= Stuart Commins =

South African rugby union footballer (born 1988)

Stuart Commins (born 20 December 1988) is a South African former rugby union footballer. He attended Diocesan College (Bishops) in Rondebosch, Cape Town and was Head of School.

Commins spent two years at Northampton Saints from 2010 to 2012, making 17 appearances for the club, including an appearance in the 2011 Heineken Cup Final in Cardiff against Leinster Rugby. After agreeing to join London Irish for the 2012–13 season, Commins decided to leave London Irish at the end of October, and play for Oxford University against Cambridge in the Varsity Match at Twickenham.

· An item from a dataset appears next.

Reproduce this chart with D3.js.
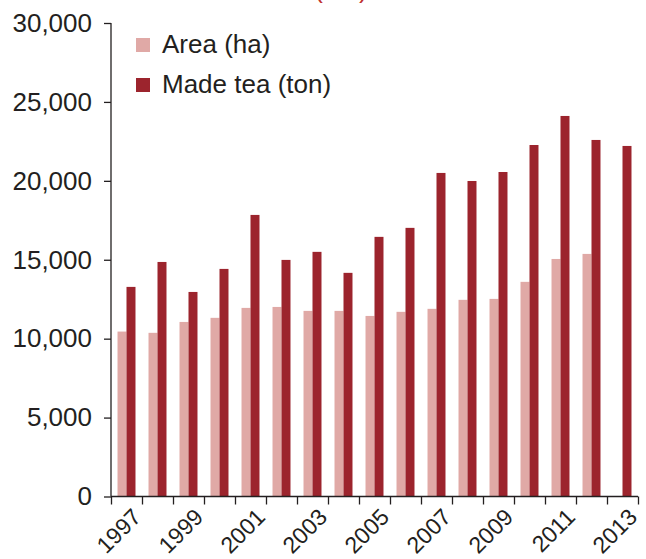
<!DOCTYPE html>
<html>
<head>
<meta charset="utf-8">
<script src="https://cdn.jsdelivr.net/npm/d3@7"></script>
<style>
  html, body { margin: 0; padding: 0; background: #ffffff; }
  svg { display: block; }
  text { font-family: "Liberation Sans", Arial, Helvetica, sans-serif; fill: #231f20; }
</style>
</head>
<body>
<script>
const years = ["1997","1998","1999","2000","2001","2002","2003","2004","2005","2006","2007","2008","2009","2010","2011","2012","2013"];
const areaHa = [10450, 10370, 11060, 11320, 11950, 12010, 11760, 11760, 11440, 11700, 11890, 12460, 12520, 13600, 15050, 15370, null];
const madeTeaTon = [13280, 14860, 12960, 14420, 17840, 14990, 15500, 14170, 16450, 17020, 20500, 19990, 20560, 22270, 24110, 22590, 22210];
const yTicks = [0, 5000, 10000, 15000, 20000, 25000, 30000];
const xLabels = ["1997","1999","2001","2003","2005","2007","2009","2011","2013"];
const seriesNames = ["Area (ha)", "Made tea (ton)"];
const seriesColors = ["#e0a9a6", "#9c242d"];

const W = 646, H = 559;
const mLeft = 111, mRight = 638, mTop = 23, mBottom = 496.5;

const svg = d3.select("body").append("svg").attr("width", W).attr("height", H);

// cut-off title fragment at the very top (as in the reference)
svg.append("text").attr("x", 341).attr("y", -2).attr("text-anchor", "middle")
  .style("font-size", "26px").style("fill", "#c0302f").text("(ton)");

const y = d3.scaleLinear().domain([0, 30000]).range([mBottom, mTop]);
const x = d3.scaleBand().domain(years).range([mLeft, mRight]).paddingInner(0.42).paddingOuter(0.21);
const xs = d3.scaleBand().domain([0, 1]).range([0, x.bandwidth()]);
const xb = d3.scaleBand().domain(years).range([mLeft, mRight]).padding(0);
const xl = d3.scaleLinear().domain([0, years.length]).range([mLeft, mRight]);

// bars
const series = [areaHa, madeTeaTon];
series.forEach((vals, si) => {
  svg.append("g").selectAll("rect")
    .data(years.map((yr, i) => ({ yr, v: vals[i] })).filter(d => d.v != null))
    .join("rect")
    .attr("x", d => x(d.yr) + xs(si))
    .attr("width", xs.bandwidth())
    .attr("y", d => y(d.v))
    .attr("height", d => y(0) - y(d.v))
    .attr("fill", seriesColors[si]);
});

// y axis
const yAxis = svg.append("g").attr("transform", `translate(${mLeft},0)`)
  .call(d3.axisLeft(y).tickValues(yTicks).tickSize(7).tickPadding(12).tickFormat(d3.format(",")));
yAxis.select(".domain").attr("stroke", "#231f20").attr("stroke-width", 1.3).attr("d", `M0,${mTop}V${mBottom}`);
yAxis.selectAll(".tick line").attr("stroke", "#231f20").attr("stroke-width", 1.3);
yAxis.selectAll(".tick text").style("font-size", "26px").style("font-family", "'Liberation Sans', Arial, sans-serif").attr("fill", "#231f20");

// x axis (ticks at category boundaries)
const xAxis = svg.append("g").attr("transform", `translate(0,${mBottom})`)
  .call(d3.axisBottom(xl).tickValues(d3.range(0, years.length + 1)).tickSize(8).tickFormat(""));
xAxis.select(".domain").attr("stroke", "#231f20").attr("stroke-width", 1.3).attr("d", `M${mLeft},0H${mRight}`);
xAxis.selectAll(".tick line").attr("stroke", "#231f20").attr("stroke-width", 1.3);

svg.append("g").selectAll("text").data(xLabels).join("text")
  .attr("transform", d => `translate(${xb(d) + xb.bandwidth() / 2 + 16},${mBottom + 22}) rotate(-45)`)
  .attr("text-anchor", "end")
  .style("font-size", "23px")
  .text(d => d);

// legend
const lg = svg.append("g");
seriesNames.forEach((name, i) => {
  lg.append("rect").attr("x", 136).attr("y", 38 + i * 40).attr("width", 14).attr("height", 14).attr("fill", seriesColors[i]);
  lg.append("text").attr("x", 162).attr("y", 53 + i * 40).style("font-size", "26px").text(name);
});
</script>
</body>
</html>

He helped them secure a 26-19 victory in the 131st Nomura Varsity Match.

He signed a short-term contract at Wasps RFC in 2013. On 10 May 2013, it was announced Commins would join newly promoted Ealing Trailfinders Rugby Club for their début season in the Championship for 2013–14.

In his early years, the scrumhalf was a member of the University of Cape Town (UCT) rugby team, for four years. As vice-captain Stuart helped UCT reach the final of the 2010 South African Varsity Competition. He also played for Western Province in the u19 Currie Cup Competition in 2007, and then represented his home province in the U21 Currie Cup Competition in 2008 and 2009.

Since retiring from professional rugby, Commins has worked in real estate. In 2017, he took a position at Colliers International in London.